**Material provided**.
::::
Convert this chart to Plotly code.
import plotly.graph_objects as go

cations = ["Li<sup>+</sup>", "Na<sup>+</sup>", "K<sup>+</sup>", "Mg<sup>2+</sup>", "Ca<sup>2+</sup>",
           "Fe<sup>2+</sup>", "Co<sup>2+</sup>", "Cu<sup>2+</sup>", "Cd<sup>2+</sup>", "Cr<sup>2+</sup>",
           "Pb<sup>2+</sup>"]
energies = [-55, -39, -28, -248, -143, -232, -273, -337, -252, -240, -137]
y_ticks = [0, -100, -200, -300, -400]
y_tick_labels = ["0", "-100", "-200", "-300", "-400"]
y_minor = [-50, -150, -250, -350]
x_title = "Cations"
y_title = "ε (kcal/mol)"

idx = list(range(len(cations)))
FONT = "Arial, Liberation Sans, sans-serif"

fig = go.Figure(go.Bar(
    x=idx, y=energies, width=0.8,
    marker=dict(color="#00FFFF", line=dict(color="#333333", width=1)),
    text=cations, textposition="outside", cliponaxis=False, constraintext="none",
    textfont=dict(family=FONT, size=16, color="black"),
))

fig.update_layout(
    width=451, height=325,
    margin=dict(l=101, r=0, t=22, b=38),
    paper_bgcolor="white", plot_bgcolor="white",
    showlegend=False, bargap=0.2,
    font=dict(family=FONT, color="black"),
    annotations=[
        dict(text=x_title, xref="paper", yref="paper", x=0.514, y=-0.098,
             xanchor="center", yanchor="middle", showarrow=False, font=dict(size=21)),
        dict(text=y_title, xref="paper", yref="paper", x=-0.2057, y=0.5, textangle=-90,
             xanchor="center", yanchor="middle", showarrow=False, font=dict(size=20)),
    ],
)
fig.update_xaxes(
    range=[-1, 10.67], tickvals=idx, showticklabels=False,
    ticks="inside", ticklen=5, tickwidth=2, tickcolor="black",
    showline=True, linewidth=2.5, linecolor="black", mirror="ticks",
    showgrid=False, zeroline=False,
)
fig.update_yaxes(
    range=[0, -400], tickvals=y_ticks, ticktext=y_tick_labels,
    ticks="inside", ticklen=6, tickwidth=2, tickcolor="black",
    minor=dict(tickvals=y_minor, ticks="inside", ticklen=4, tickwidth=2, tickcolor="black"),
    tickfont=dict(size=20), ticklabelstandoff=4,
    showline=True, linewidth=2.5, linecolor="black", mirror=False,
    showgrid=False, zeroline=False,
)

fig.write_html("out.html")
::::
**Problem details**. Word for word, quote the lines of the material from the first line through the line with "import plotly.graph_objects as go", both ends included.

**Exercise answer**.
Convert this chart to Plotly code.
import plotly.graph_objects as go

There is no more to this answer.